Recorded data

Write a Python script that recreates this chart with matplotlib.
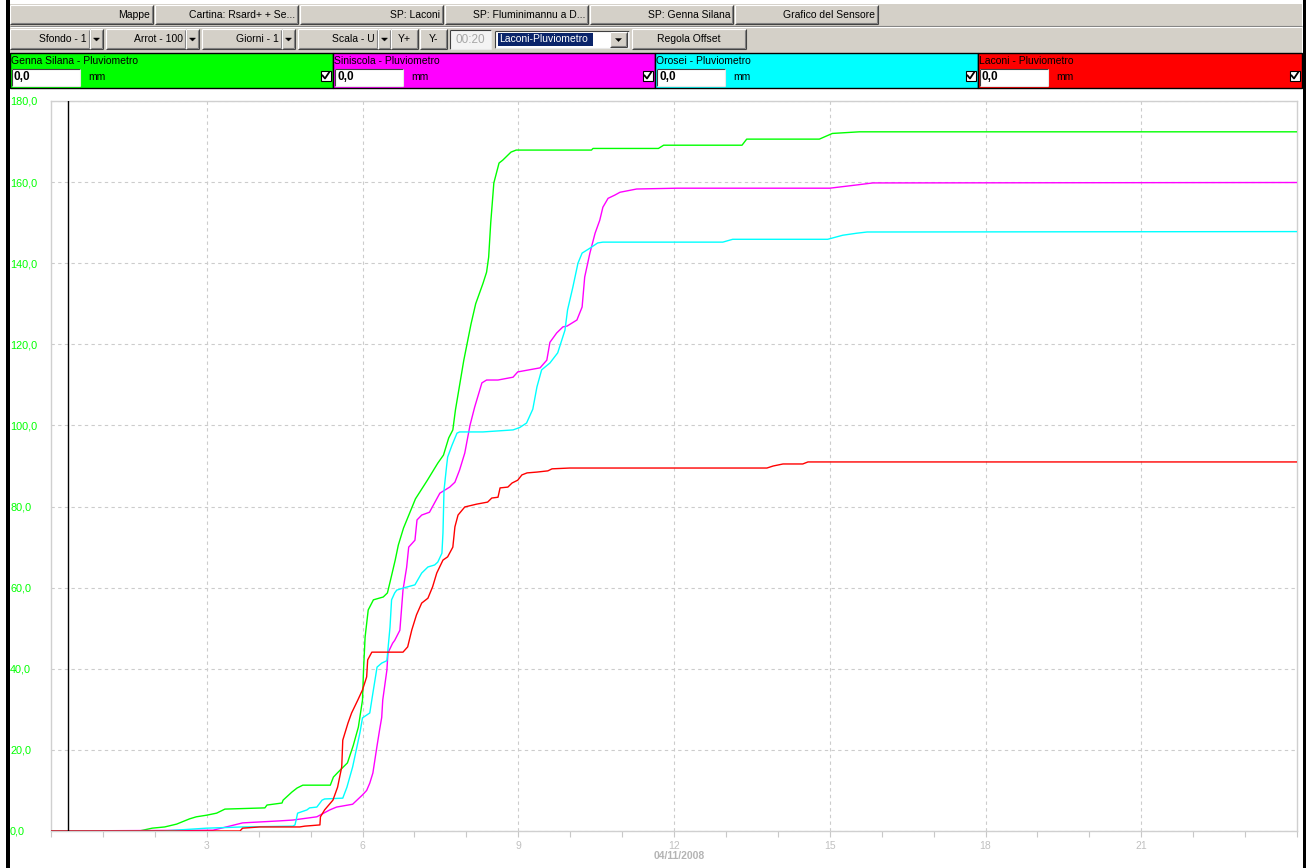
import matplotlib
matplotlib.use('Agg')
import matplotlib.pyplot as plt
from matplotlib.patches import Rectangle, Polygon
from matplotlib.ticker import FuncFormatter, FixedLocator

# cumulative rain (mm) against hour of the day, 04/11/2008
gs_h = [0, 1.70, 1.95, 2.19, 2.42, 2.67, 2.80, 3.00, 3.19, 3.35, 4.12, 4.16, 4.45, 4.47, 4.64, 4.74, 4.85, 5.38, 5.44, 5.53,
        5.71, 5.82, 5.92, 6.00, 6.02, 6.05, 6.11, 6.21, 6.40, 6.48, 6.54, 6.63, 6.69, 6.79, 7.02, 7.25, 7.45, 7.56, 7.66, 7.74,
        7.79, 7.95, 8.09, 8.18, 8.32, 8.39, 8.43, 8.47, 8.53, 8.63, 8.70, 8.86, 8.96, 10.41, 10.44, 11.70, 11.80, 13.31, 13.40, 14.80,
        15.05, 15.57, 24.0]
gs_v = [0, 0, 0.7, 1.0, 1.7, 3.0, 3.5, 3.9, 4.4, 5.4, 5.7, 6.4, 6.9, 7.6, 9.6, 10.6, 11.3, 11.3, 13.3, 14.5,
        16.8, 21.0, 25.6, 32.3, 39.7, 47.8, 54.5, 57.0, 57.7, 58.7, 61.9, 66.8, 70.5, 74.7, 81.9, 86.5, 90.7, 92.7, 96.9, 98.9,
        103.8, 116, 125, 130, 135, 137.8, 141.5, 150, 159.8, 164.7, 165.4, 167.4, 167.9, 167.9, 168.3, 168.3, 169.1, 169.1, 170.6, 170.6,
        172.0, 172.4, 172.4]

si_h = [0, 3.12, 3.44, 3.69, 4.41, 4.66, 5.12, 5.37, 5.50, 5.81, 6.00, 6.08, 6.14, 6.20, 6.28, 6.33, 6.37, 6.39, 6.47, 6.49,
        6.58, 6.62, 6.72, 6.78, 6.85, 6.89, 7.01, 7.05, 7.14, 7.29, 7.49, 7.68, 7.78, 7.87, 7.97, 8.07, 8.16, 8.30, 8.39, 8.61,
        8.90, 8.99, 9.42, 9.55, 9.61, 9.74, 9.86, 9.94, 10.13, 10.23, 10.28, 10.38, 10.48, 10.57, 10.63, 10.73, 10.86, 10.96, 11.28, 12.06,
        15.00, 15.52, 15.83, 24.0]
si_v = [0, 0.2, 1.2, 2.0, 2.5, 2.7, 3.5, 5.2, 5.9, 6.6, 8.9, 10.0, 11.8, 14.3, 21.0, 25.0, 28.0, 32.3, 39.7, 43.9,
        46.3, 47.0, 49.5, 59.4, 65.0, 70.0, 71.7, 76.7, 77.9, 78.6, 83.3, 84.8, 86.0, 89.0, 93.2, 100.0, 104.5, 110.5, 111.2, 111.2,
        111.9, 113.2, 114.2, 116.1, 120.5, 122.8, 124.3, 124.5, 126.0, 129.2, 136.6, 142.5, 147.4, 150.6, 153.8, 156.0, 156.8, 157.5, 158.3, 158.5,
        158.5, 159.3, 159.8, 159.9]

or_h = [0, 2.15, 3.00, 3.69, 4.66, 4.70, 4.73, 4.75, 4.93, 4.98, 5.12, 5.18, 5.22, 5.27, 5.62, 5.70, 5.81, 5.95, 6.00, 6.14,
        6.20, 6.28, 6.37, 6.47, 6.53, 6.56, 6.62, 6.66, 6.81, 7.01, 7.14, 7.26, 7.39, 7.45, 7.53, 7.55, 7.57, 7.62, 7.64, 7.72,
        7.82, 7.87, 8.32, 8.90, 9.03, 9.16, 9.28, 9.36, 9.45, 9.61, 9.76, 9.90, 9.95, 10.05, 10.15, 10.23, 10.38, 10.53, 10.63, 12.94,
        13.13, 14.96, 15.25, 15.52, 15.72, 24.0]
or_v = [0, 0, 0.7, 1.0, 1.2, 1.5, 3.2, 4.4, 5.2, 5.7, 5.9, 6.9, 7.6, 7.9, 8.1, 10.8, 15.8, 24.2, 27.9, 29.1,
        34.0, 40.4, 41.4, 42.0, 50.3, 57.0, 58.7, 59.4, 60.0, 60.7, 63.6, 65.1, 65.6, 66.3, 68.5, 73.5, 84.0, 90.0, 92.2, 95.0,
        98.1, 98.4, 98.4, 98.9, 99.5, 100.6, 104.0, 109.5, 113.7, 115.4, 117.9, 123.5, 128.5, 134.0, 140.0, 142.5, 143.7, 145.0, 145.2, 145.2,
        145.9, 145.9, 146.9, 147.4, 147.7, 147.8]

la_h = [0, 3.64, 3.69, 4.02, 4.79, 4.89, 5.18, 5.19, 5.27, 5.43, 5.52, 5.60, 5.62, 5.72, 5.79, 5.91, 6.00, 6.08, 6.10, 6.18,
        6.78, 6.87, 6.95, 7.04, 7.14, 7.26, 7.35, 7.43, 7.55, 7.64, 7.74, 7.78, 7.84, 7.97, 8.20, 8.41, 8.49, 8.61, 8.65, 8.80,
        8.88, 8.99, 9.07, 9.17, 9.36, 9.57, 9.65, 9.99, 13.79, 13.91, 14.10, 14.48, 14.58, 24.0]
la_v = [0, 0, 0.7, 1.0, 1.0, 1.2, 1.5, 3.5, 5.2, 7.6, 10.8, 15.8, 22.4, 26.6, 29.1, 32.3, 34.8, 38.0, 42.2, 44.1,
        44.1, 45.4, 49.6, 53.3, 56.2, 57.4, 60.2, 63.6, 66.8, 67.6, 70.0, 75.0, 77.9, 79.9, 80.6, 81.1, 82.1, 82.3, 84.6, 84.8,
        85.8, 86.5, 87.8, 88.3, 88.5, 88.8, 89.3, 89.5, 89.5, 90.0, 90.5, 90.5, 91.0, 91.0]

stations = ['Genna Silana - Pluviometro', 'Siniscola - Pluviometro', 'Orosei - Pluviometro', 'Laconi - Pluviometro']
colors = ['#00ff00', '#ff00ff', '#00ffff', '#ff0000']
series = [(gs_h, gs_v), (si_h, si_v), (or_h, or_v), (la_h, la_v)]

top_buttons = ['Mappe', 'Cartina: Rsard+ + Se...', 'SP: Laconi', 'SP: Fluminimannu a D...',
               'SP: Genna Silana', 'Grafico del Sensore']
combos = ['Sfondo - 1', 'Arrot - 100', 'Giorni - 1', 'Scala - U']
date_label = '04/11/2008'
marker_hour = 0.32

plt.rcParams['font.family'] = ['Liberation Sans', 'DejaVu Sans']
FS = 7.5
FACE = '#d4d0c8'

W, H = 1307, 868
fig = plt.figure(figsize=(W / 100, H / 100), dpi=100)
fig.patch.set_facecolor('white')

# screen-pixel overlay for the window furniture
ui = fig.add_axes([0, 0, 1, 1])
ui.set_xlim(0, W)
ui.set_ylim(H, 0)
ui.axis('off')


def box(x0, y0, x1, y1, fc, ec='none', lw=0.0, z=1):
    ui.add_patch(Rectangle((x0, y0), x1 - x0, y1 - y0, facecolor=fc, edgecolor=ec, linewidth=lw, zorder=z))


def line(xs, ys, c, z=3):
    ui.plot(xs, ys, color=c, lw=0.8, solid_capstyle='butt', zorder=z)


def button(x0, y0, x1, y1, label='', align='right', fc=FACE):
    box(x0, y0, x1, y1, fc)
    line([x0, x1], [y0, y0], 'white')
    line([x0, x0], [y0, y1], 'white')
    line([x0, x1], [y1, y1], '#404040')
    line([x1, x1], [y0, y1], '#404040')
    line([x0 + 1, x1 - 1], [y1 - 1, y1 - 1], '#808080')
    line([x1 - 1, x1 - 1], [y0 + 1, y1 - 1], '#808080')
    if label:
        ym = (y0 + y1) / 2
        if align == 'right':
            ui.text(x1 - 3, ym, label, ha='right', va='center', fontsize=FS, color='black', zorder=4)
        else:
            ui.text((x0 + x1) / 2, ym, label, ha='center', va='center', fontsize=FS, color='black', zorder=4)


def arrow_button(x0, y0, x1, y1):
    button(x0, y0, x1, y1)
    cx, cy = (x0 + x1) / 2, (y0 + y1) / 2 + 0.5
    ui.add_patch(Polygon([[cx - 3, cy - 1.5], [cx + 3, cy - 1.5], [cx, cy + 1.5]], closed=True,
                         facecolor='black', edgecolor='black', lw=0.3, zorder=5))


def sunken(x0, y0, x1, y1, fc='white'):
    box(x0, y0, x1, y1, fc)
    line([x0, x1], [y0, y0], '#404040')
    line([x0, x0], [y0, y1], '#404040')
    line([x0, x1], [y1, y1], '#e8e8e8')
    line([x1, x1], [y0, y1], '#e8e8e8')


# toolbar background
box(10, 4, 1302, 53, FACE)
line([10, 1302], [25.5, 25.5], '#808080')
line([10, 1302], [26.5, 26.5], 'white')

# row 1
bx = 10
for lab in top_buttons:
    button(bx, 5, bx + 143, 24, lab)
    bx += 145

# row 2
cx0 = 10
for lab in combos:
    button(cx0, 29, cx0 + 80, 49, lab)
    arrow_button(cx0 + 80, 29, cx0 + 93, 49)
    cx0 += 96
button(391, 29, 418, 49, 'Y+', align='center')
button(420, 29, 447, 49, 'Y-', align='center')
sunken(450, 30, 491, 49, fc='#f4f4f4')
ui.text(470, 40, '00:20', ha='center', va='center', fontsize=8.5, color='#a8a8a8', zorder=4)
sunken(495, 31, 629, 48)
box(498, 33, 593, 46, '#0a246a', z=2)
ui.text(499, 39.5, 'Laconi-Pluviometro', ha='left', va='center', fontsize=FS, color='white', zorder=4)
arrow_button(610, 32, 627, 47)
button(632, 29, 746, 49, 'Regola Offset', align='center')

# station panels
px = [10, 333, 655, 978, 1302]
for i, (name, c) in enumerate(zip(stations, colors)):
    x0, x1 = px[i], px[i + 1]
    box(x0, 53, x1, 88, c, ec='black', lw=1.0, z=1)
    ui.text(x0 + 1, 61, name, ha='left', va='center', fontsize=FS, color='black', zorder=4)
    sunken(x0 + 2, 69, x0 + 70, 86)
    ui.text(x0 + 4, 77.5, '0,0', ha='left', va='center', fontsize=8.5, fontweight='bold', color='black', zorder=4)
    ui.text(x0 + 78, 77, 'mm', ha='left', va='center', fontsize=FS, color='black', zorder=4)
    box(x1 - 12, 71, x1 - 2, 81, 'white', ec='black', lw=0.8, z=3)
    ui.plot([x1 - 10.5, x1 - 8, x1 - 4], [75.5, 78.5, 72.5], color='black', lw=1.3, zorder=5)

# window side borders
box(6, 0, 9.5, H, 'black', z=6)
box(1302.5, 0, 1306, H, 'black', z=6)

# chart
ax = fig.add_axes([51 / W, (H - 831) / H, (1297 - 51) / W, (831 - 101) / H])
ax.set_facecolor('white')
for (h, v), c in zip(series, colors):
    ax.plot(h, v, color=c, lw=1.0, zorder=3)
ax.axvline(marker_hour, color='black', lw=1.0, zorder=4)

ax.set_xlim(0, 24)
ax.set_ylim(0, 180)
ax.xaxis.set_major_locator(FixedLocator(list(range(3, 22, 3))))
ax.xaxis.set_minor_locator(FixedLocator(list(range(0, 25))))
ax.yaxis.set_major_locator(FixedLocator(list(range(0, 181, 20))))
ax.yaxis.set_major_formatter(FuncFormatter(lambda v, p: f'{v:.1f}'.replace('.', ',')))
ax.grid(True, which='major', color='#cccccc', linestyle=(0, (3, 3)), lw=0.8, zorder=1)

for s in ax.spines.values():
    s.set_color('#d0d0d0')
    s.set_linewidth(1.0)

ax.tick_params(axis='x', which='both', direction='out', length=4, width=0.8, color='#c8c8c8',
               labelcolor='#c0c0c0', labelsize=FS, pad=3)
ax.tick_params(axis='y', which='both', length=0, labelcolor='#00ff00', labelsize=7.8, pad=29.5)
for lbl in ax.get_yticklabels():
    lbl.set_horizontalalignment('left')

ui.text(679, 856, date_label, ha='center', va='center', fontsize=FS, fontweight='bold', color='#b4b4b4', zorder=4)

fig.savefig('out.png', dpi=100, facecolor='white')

Written problem
Your task is to return the lines above, from the first one up to and including the line containing "from matplotlib.ticker import", minus any pictures.

Answer in full
Write a Python script that recreates this chart with matplotlib.
import matplotlib
matplotlib.use('Agg')
import matplotlib.pyplot as plt
from matplotlib.patches import Rectangle, Polygon
from matplotlib.ticker import FuncFormatter, FixedLocator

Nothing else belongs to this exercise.